Revit’s history lives on
Here’s an interesting post that details what it felt like in R&D to be part of Revit. This is from January, 2012! I can’t believe it’s so current for some folks. I also stumbled upon the travelogue of Ralph Grabowski’s trip to and photos of the Revit release 1 launch party. (Ralph fails to mention — among his complaints about the hotel, his dismissal of our prospects and his side trip to SolidWorks — that we paid for his trip. 12 years and I’m still upset.) Another astonishing find: an early Revit demo, done in Flash, professionally voiced (I spent more than I should have) designed by Rick and scripted by Rick and me.

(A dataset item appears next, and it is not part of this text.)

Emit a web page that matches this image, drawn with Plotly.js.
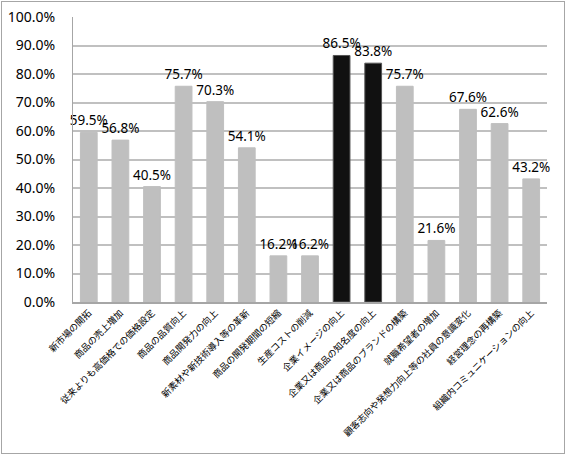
<!DOCTYPE html>
<html>
<head>
<meta charset="utf-8">
<script src="https://cdn.plot.ly/plotly-3.0.1.min.js"></script>
<style>
html,body{margin:0;padding:0;background:#fff;}
#frame{position:absolute;left:1px;top:1px;width:564px;height:453px;border:1px solid #a6a6a6;box-sizing:border-box;}
#chart{position:absolute;left:0;top:0;width:567px;height:456px;}
</style>
</head>
<body>
<div id="frame"></div>
<div id="chart"></div>
<script>
var categories = [
  "新市場の開拓",
  "商品の売上増加",
  "従来よりも高価格での価格設定",
  "商品の品質向上",
  "商品開発力の向上",
  "新素材や新技術導入等の革新",
  "商品の開発期間の短縮",
  "生産コストの削減",
  "企業イメージの向上",
  "企業又は商品の知名度の向上",
  "企業又は商品のブランドの構築",
  "就職希望者の増加",
  "顧客志向や発想力向上等の社員の意識変化",
  "経営理念の再構築",
  "組織内コミュニケーションの向上"
];
var values = [59.5, 56.8, 40.5, 75.7, 70.3, 54.1, 16.2, 16.2, 86.5, 83.8, 75.7, 21.6, 67.6, 62.6, 43.2];
var highlighted = [8, 9];
var tickValues = [0, 10, 20, 30, 40, 50, 60, 70, 80, 90, 100];
var tickLabels = ["0.0%", "10.0%", "20.0%", "30.0%", "40.0%", "50.0%", "60.0%", "70.0%", "80.0%", "90.0%", "100.0%"];

var colors = values.map(function(v, i){ return highlighted.indexOf(i) >= 0 ? "#111111" : "#bfbfbf"; });
var lineColors = values.map(function(v, i){ return highlighted.indexOf(i) >= 0 ? "#555555" : "#bfbfbf"; });

var trace = {
  type: "bar",
  x: categories,
  y: values,
  text: values.map(function(v){ return v.toFixed(1) + "%"; }),
  textposition: "outside",
  constraintext: "none",
  cliponaxis: false,
  textfont: {family: "Noto Sans, DejaVu Sans, sans-serif", size: 13.5, color: "#000"},
  marker: {color: colors, line: {color: lineColors, width: 1}},
  hoverinfo: "none"
};

var layout = {
  width: 567, height: 456,
  margin: {l: 73, r: 20, t: 17, b: 154},
  paper_bgcolor: "rgba(0,0,0,0)",
  plot_bgcolor: "#fff",
  showlegend: false,
  bargap: 0.47,
  font: {family: "Noto Sans CJK JP, sans-serif", color: "#000"},
  xaxis: {
    type: "category",
    tickangle: -45,
    tickfont: {family: "Noto Sans CJK JP, sans-serif", size: 9.2, color: "#000"},
    showline: true, linecolor: "#a6a6a6", linewidth: 2,
    ticks: "", showgrid: false,
    automargin: false
  },
  yaxis: {
    range: [0, 100],
    tickvals: tickValues,
    ticktext: tickLabels,
    tickfont: {family: "Noto Sans, DejaVu Sans, sans-serif", size: 14, color: "#000"},
    ticklabelstandoff: 14,
    showgrid: true, gridcolor: "#c0c0c0", gridwidth: 2,
    showline: true, linecolor: "#a6a6a6", linewidth: 1,
    ticks: "", ticklen: 0,
    zeroline: false,
    automargin: false
  }
};

Plotly.newPlot("chart", [trace], layout, {staticPlot: true, displayModeBar: false});
</script>
</body>
</html>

original Revit promotional video, [edit 2013-01-17: someone made the link for the video private. I guess there’s still someone in Autodesk smarting over the drubbing they took from us. But don’t worry; I had the original file. Check out the Revit video.] the one Matt Jezyk is talking about in Tammik’s blog post. You wouldn’t believe how much money we spent on this. You could only get this done with a CEO who understood marketing. As I remember, it had something like 64 layers on the Avid system. We shot it in Watertown, with a beta build of Revit release 1 on a CRT and a camera pointed at the display. It must have taken six weeks to edit this now antique-looking video. We pressed it onto every Revit release disc we shipped. This video — and its original soundtrack — are what Matt is talking about that nearly got us tossed from the AIA convention in 2000 — Revit’s public launch event.
That’s the Revit I’m nostalgic for: the company that set the AEC industry on its ear — and didn’t give a damn how loud we were.
So, the watch — and the memories — will go back in the kitchen junk drawer in about a week. But I think I’ll find time to look at it every now and then. It was a good time…and a great company.